The structures of the isoprenoid compounds THCA (also known as 2-COOH-THC) and THC (L19-THCA) are shown in FIG. 1a and FIG. 1b, respectively. THC is the primary psychoactive compound in Cannabis, while THCA is neither psychoactive norfederally scheduled as a controlled substance (Stark, 1990, Marijuana Chemistry: Genetics, Processing, Potency). Academic studies have shown that isolated THCA has a number of medically useful characteristics, such as anti-inflammatory properties, anticancer effects, and antiemetic effects. A table of these studies is shown in FIG. 2.
THC is a chemical degradation product of THCA. FIG. 3 shows the reaction by which THCA is decarboxylated and converted to THC (and carbon dioxide). The reaction shown in FIG. 3 is greatly accelerated by heat; while the THCA is the predominant compound in living and freshly harvested Cannabis, THC is formed rapidly as Cannabis is burned (e.g., by smoking). Small amounts of THC are formed slowly from THCA as Cannabis is dried or aged. In addition to heat instability, the degradation of purified THCA to THC is accelerated by ultraviolet light, oxygen, or acidic conditions (Zoller et al., 2000). Notably, THCA is stable in vivo, as shown by mass spectrometry in a study of THCA metabolism in rat by Jung et al., 2009.
Current methods for purification of THCA from THC involve expensive and time intensive methods that do not scale well, such a high-pressure liquid chromatography. While current THCA purification methods are suitable for the production of analytical or research quantities of THCA, medicinal or pharmaceutical production would require a less expensive and more robust process.
There is currently a lack of data available with respect to the effects of various plant-based medicines, remedies or health-promoting agents—even widely used remedies may not have undergone substantial clinical testing. The lack of data is particularly acute with respect to historically controlled substances, such as Cannabis. The effects of plant-based products may vary significantly between strains, between preparations, and between delivery routes. The lack of highly purified and stable plant based medicinal compounds is one of the primary impediments to meaningful testing of the medicinal properties of these compounds, or to any pharmaceutical use.

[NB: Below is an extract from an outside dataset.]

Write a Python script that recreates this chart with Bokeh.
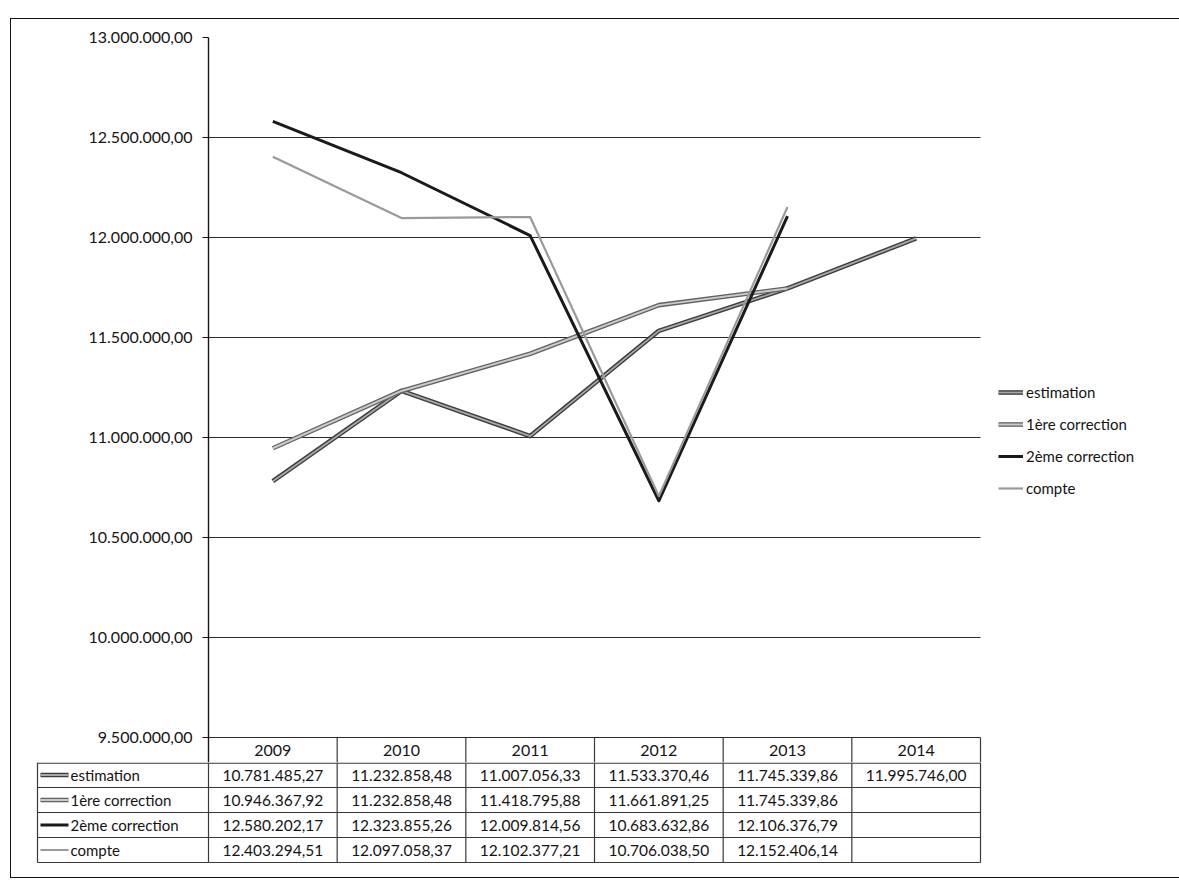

There exists an unmet need to develop a method for the rapid extraction of THCA from Cannabis, followed by purification of THCA from THC and other Cannabis compounds, psychoactive or otherwise. There further exists an unmet need that this purification method be inexpensive and robust, so as to be suitable to scaled production. There further exists an unmet need for methods by which the purified THCA may be stabilized to prevent subsequent degradation of THCA to THC.